* Aim of the exercise
Begin at the first line of the data and copy each line through the one containing "const seriesNa", that line included, with no pictures.

* Data segment
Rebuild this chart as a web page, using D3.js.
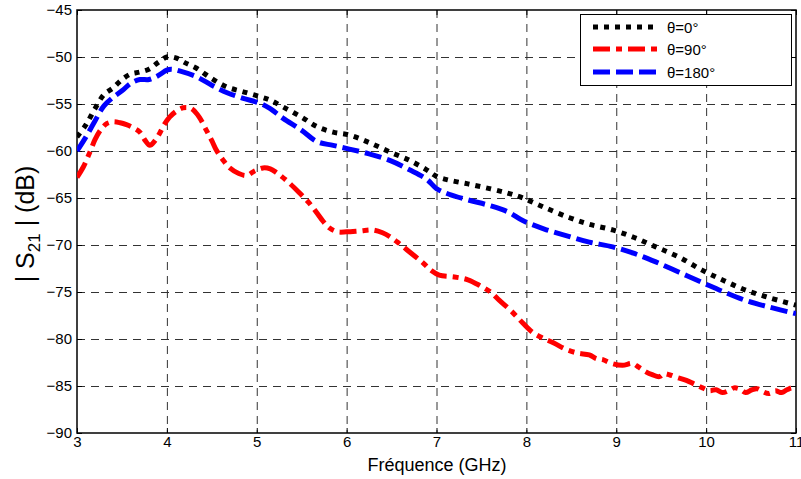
<!DOCTYPE html>
<html><head><meta charset="utf-8">
<script src="https://cdn.jsdelivr.net/npm/d3@7"></script>
<style>
body{margin:0;background:#fff;}
svg{display:block;font-family:"Liberation Sans",Arial,sans-serif;}
</style></head>
<body><svg id="c" width="801" height="479"></svg>
<script>
const xTicks=[3,4,5,6,7,8,9,10,11];
const yTicks=[-45,-50,-55,-60,-65,-70,-75,-80,-85,-90];
const seriesNames=["θ=0°","θ=90°","θ=180°"];

const freq0=[3.0,3.1,3.2,3.3,3.4,3.5,3.6,3.7,3.8,3.9,4.0,4.1,4.2,4.33,4.5,4.67,4.85,5.03,5.15,5.29,5.5,5.67,5.85,6.03,6.25,6.48,6.7,6.89,7.0,7.14,7.35,7.59,7.8,7.96,8.2,8.48,8.7,8.96,9.2,9.44,9.7,9.96,10.2,10.44,10.7,11.0];
const s21_0=[-58.5,-57.2,-55.5,-54.0,-53.3,-52.4,-51.8,-51.6,-51.3,-50.6,-50.0,-50.1,-50.6,-51.2,-52.3,-53.2,-53.7,-54.2,-54.6,-55.3,-56.4,-57.4,-58.0,-58.3,-59.1,-60.1,-61.0,-62.0,-62.7,-63.1,-63.5,-64.0,-64.5,-65.0,-66.0,-67.1,-67.8,-68.4,-69.2,-70.2,-71.3,-72.7,-73.8,-74.8,-75.6,-76.4];

const freq90=[3.0,3.07,3.14,3.2,3.26,3.33,3.4,3.48,3.55,3.62,3.7,3.76,3.81,3.86,3.92,3.97,4.03,4.1,4.18,4.25,4.29,4.36,4.44,4.5,4.55,4.62,4.7,4.8,4.89,4.98,5.07,5.15,5.22,5.35,5.48,5.58,5.67,5.74,5.81,5.9,6.0,6.15,6.29,6.4,6.48,6.58,6.67,6.76,6.85,6.94,7.03,7.2,7.35,7.48,7.6,7.7,7.83,7.96,8.07,8.18,8.3,8.44,8.57,8.7,8.78,8.85,8.95,9.07,9.18,9.25,9.33,9.4,9.48,9.53,9.59,9.68,9.78,9.87,9.96,10.04,10.11,10.18,10.25,10.31,10.37,10.44,10.51,10.57,10.63,10.7,10.77,10.84,10.9,10.96,11.0];
const s21_90=[-62.8,-61.7,-60.2,-58.8,-57.8,-57.1,-56.9,-57.0,-57.2,-57.5,-58.0,-58.9,-59.4,-59.0,-58.1,-57.2,-56.4,-55.8,-55.4,-55.4,-55.6,-56.4,-57.8,-58.9,-59.9,-60.9,-61.8,-62.4,-62.6,-62.1,-61.8,-61.9,-62.3,-63.3,-64.5,-65.5,-66.6,-67.5,-68.2,-68.6,-68.6,-68.5,-68.4,-68.7,-69.1,-69.8,-70.5,-71.2,-71.9,-72.7,-73.2,-73.4,-73.7,-74.3,-75.0,-75.9,-77.0,-78.3,-79.3,-79.9,-80.4,-81.1,-81.5,-81.7,-82.1,-82.2,-82.6,-82.8,-82.6,-83.0,-83.5,-83.8,-84.0,-83.7,-83.8,-84.1,-84.4,-84.8,-85.2,-85.5,-85.4,-85.7,-85.5,-85.2,-85.3,-85.7,-85.4,-85.3,-85.6,-85.8,-85.5,-85.7,-85.4,-85.2,-85.4];

const freq180=[3.0,3.1,3.2,3.3,3.4,3.5,3.6,3.7,3.8,3.9,4.0,4.05,4.15,4.33,4.5,4.67,4.85,5.03,5.15,5.29,5.5,5.67,5.85,6.03,6.25,6.48,6.7,6.89,7.0,7.14,7.35,7.59,7.8,7.96,8.2,8.48,8.7,8.96,9.2,9.44,9.7,9.96,10.2,10.44,10.7,11.0];
const s21_180=[-60.0,-58.5,-56.8,-55.2,-54.3,-53.6,-52.8,-52.4,-52.4,-52.0,-51.4,-51.3,-51.5,-52.1,-53.0,-53.8,-54.4,-54.9,-55.5,-56.5,-57.8,-59.0,-59.4,-59.8,-60.3,-61.0,-62.0,-63.0,-64.0,-64.6,-65.2,-65.8,-66.5,-67.4,-68.3,-69.1,-69.7,-70.2,-70.9,-71.8,-72.9,-74.0,-75.0,-75.9,-76.6,-77.3];

const L=77,R=796,T=10,B=433;
const svg=d3.select("#c");
const x=d3.scaleLinear().domain([3,11]).range([L,R]);
const y=d3.scaleLinear().domain([-90,-45]).range([B,T]);

// grid
const g=svg.append("g");
g.selectAll(".vg").data(xTicks.slice(1,-1)).join("line")
 .attr("x1",d=>x(d)+0.5).attr("x2",d=>x(d)+0.5).attr("y1",T).attr("y2",B)
 .attr("stroke","#333").attr("stroke-width",1).attr("stroke-dasharray","8,6");
g.selectAll(".hg").data(yTicks.slice(1,-1)).join("line")
 .attr("y1",d=>Math.round(y(d))+0.5).attr("y2",d=>Math.round(y(d))+0.5).attr("x1",L).attr("x2",R)
 .attr("stroke","#333").attr("stroke-width",1).attr("stroke-dasharray","8,6");

// frame
svg.append("rect").attr("x",L).attr("y",T).attr("width",R-L).attr("height",B-T)
 .attr("fill","none").attr("stroke","#000").attr("stroke-width",1.5);

// axes (inward ticks)
const ax=svg.append("g").attr("transform",`translate(0,${B})`)
 .call(d3.axisBottom(x).tickValues(xTicks).tickSize(-5).tickPadding(3).tickFormat(d3.format("d")));
const axT=svg.append("g").attr("transform",`translate(0,${T})`)
 .call(d3.axisTop(x).tickValues(xTicks).tickSize(-5).tickFormat(""));
const ay=svg.append("g").attr("transform",`translate(${L},0)`)
 .call(d3.axisLeft(y).tickValues(yTicks).tickSize(-5).tickPadding(5).tickFormat(d3.format("d")));
const ayR=svg.append("g").attr("transform",`translate(${R},0)`)
 .call(d3.axisRight(y).tickValues(yTicks).tickSize(-5).tickFormat(""));
[ax,axT,ay,ayR].forEach(a=>{a.select(".domain").remove();
 a.selectAll("line").attr("stroke","#000");
 a.selectAll("text").attr("font-size",15).attr("fill","#000").attr("font-family","Liberation Sans, Arial, sans-serif");});

// lines
const line=d3.line().x(d=>x(d[0])).y(d=>y(d[1])).curve(d3.curveCatmullRom);
const styles=[
 {c:"#000000",dash:"5,6"},
 {c:"#ff0000",dash:"17,6,6,6"},
 {c:"#0000ff",dash:"17,6"}];
const data=[d3.zip(freq0,s21_0),d3.zip(freq90,s21_90),d3.zip(freq180,s21_180)];
svg.append("clipPath").attr("id","pc").append("rect").attr("x",L).attr("y",T).attr("width",R-L).attr("height",B-T);
data.forEach((d,i)=>{
 svg.append("path").datum(d).attr("d",line).attr("fill","none")
  .attr("stroke",styles[i].c).attr("stroke-width",5).attr("stroke-dasharray",styles[i].dash)
  .attr("clip-path","url(#pc)");
});

// legend
const lg=svg.append("g");
lg.append("rect").attr("x",580.5).attr("y",14.5).attr("width",211).attr("height",71)
 .attr("fill","#fff").attr("stroke","#000").attr("stroke-width",1);
const ly=[27,49,72];
seriesNames.forEach((n,i)=>{
 lg.append("line").attr("x1",593).attr("x2",657).attr("y1",ly[i]).attr("y2",ly[i])
  .attr("stroke",styles[i].c).attr("stroke-width",5).attr("stroke-dasharray",styles[i].dash);
 lg.append("text").attr("x",667).attr("y",ly[i]+6).attr("font-size",15).text(n);
});

// labels
svg.append("text").attr("x",437).attr("y",471).attr("text-anchor","middle").attr("font-size",18).text("Fréquence (GHz)");
const yl=svg.append("text").attr("transform","translate(34,224) rotate(-90)").attr("text-anchor","middle").attr("font-size",25);
yl.append("tspan").text("| S");
yl.append("tspan").attr("font-size",17).attr("dy",6).text("21");
yl.append("tspan").attr("dy",-6).text(" | (dB)");
</script></body></html>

* Result of this task
Rebuild this chart as a web page, using D3.js.
<!DOCTYPE html>
<html><head><meta charset="utf-8">
<script src="https://cdn.jsdelivr.net/npm/d3@7"></script>
<style>
body{margin:0;background:#fff;}
svg{display:block;font-family:"Liberation Sans",Arial,sans-serif;}
</style></head>
<body><svg id="c" width="801" height="479"></svg>
<script>
const xTicks=[3,4,5,6,7,8,9,10,11];
const yTicks=[-45,-50,-55,-60,-65,-70,-75,-80,-85,-90];
const seriesNames=["θ=0°","θ=90°","θ=180°"];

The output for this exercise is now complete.